Amnesty International estime que Natalia Morari, Ghenadie Brega et Dorin Chirtoaca ont été inculpés d’infractions pénales pour avoir exercé légitimement leur droit à la liberté d’expression. De ce fait, s’ils sont condamnés, l’organisation les considérera comme des prisonniers d’opinion.

Harcèlement des défenseurs des droits humains et des organisations de la société civile

Dans un courrier envoyé au Premier ministre le 29 avril, Amnesty International s’est inquiétée de ce que sept ONG au moins, dont la branche locale d’Amnesty International, avaient reçu une lettre du ministère de la Justice datée du 16 avril. Le ministère demandait à chaque organisation d’expliquer sa position à l’égard des émeutes ainsi que les mesures prises par l’organisation pour empêcher et faire cesser les violences, et pour faire respecter la loi sur les réunions. Ces sept organisations, auxquelles sont venues s’ajouter quatre autres, ont reçu des demandes inattendues de la direction locale des impôts, en date du 24 avril, exigeant qu’elles présentent des rapports financiers pour 2008 et 2009 et qu’elles détaillent l’origine de leurs recettes et de leurs dépenses avant le 28 avril. Le 28 avril, la structure moldave d’Amnesty International a eu la visite de représentants de la direction locale des impôts qui exigeaient que l’organisation fournisse une liste des membres qui s’étaient acquittés de leur cotisation. De surcroît, la structure moldave d’Amnesty International a été visiblement surveillée par des hommes en civil non identifiés pendant plusieurs jours à partir du 9 avril.

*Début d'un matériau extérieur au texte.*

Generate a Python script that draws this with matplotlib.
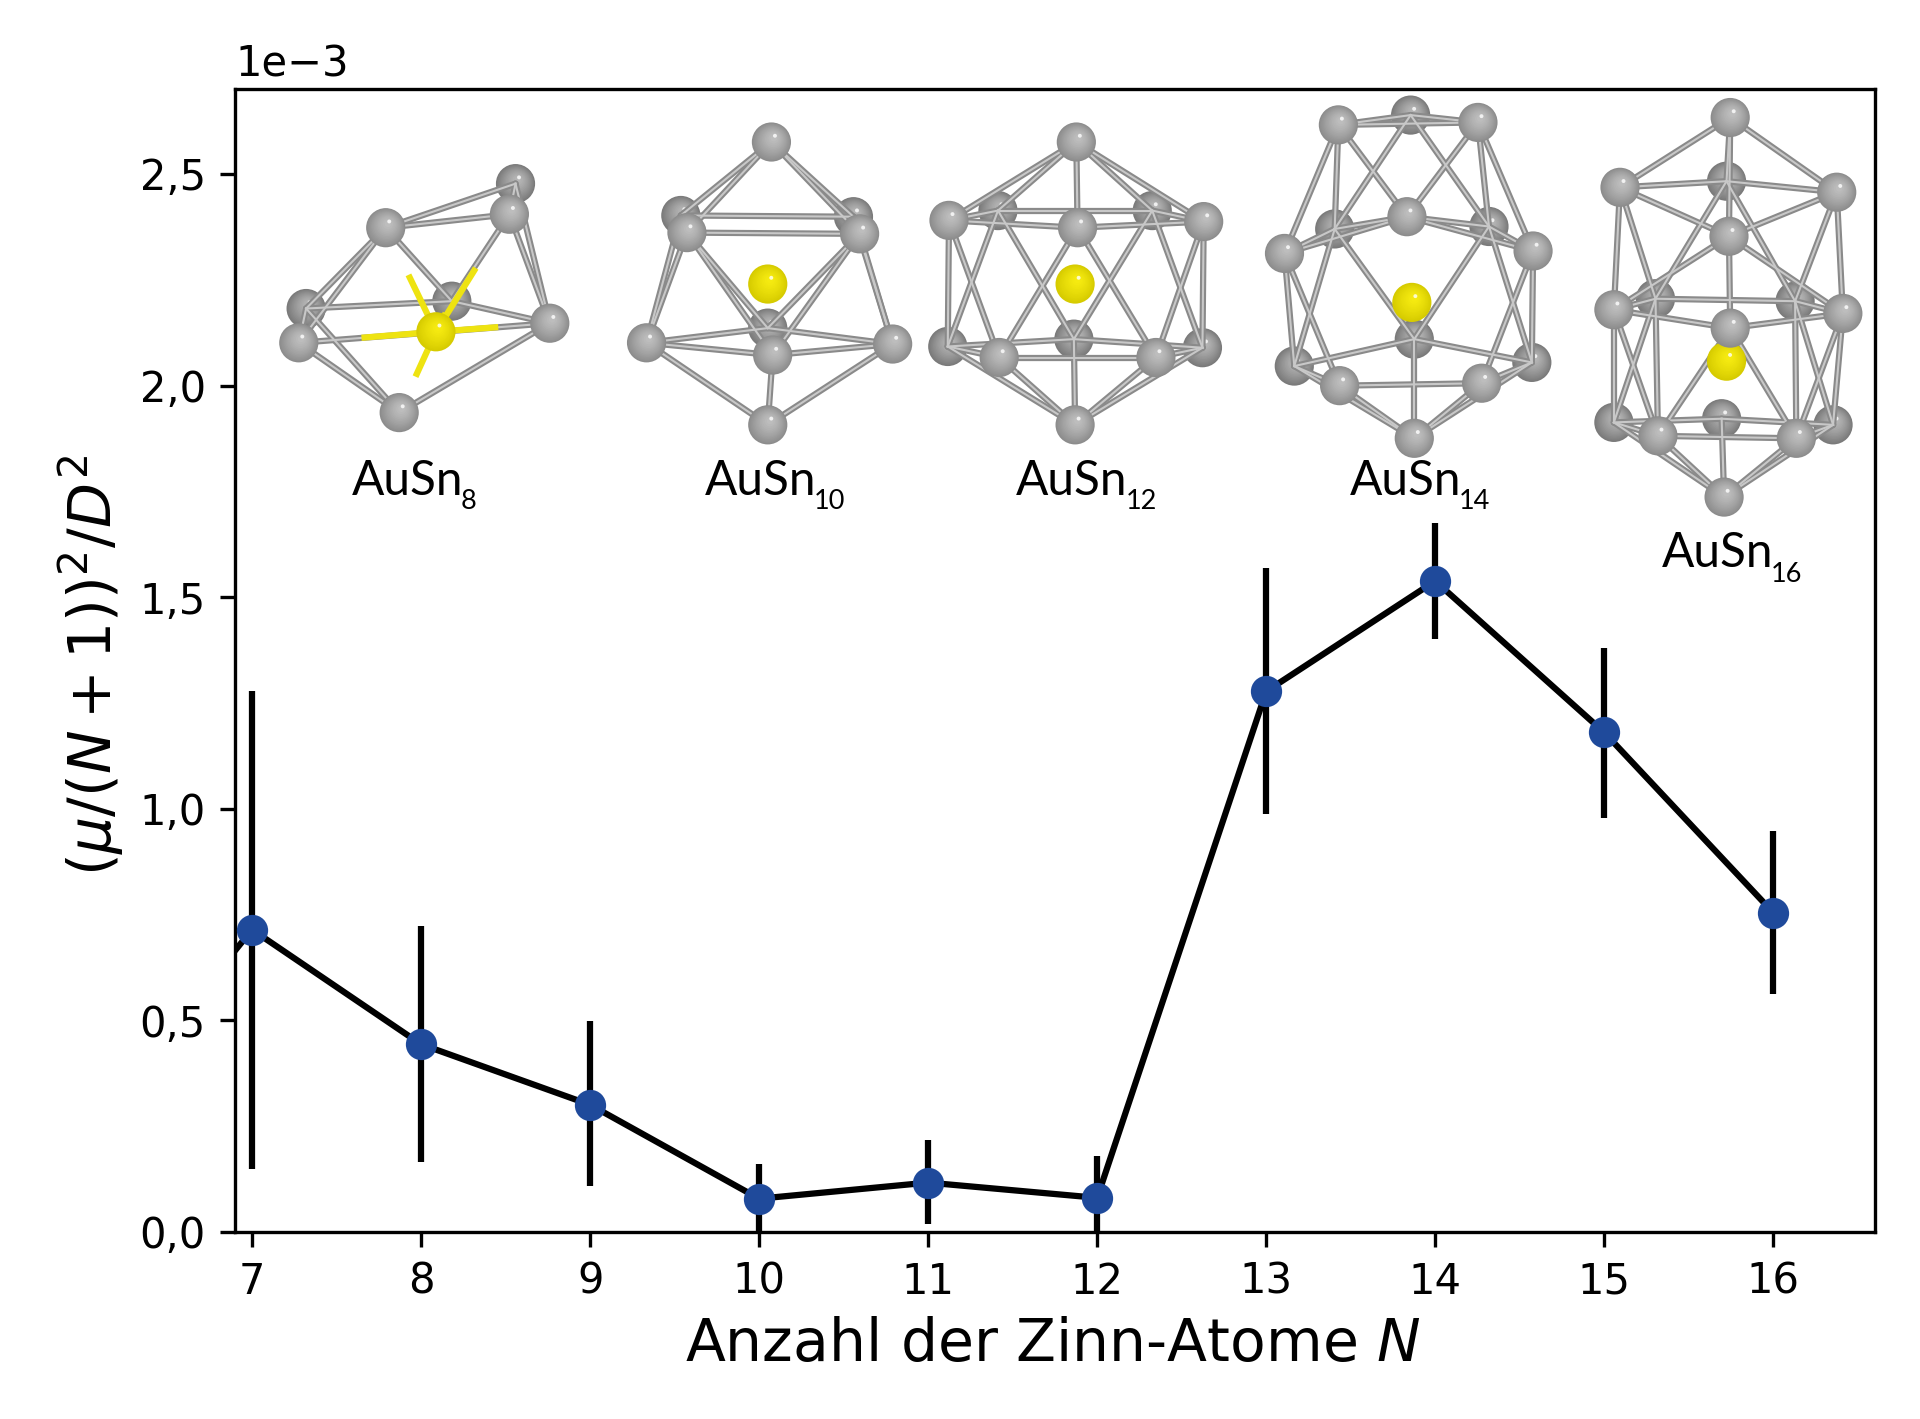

Dans une réponse à Amnesty International envoyée le 22 mai, le ministère de la Justice a affirmé que les actions qu’il menait étaient conformes à la loi et n’avaient pas de lien avec les mesures prises par les autorités fiscales. Ces dernières n’ont fourni aucune explication à leur conduite.

Amnesty International invite les autorités moldaves à faire en sorte que les défenseurs des droits humains puissent mener à bien leurs activités sans se heurter à des obstacles. Elle leur demande aussi de les protéger « de toute violence, menace, représailles, discrimination de facto ou de jure, pression ou autre action arbitraire » qui résulteraient de leur activité en faveur des droits humains, conformément à la Déclaration sur le droit et la responsabilité des individus, groupes et organes de la société de promouvoir et protéger les droits de l’homme et les libertés fondamentales universellement reconnus.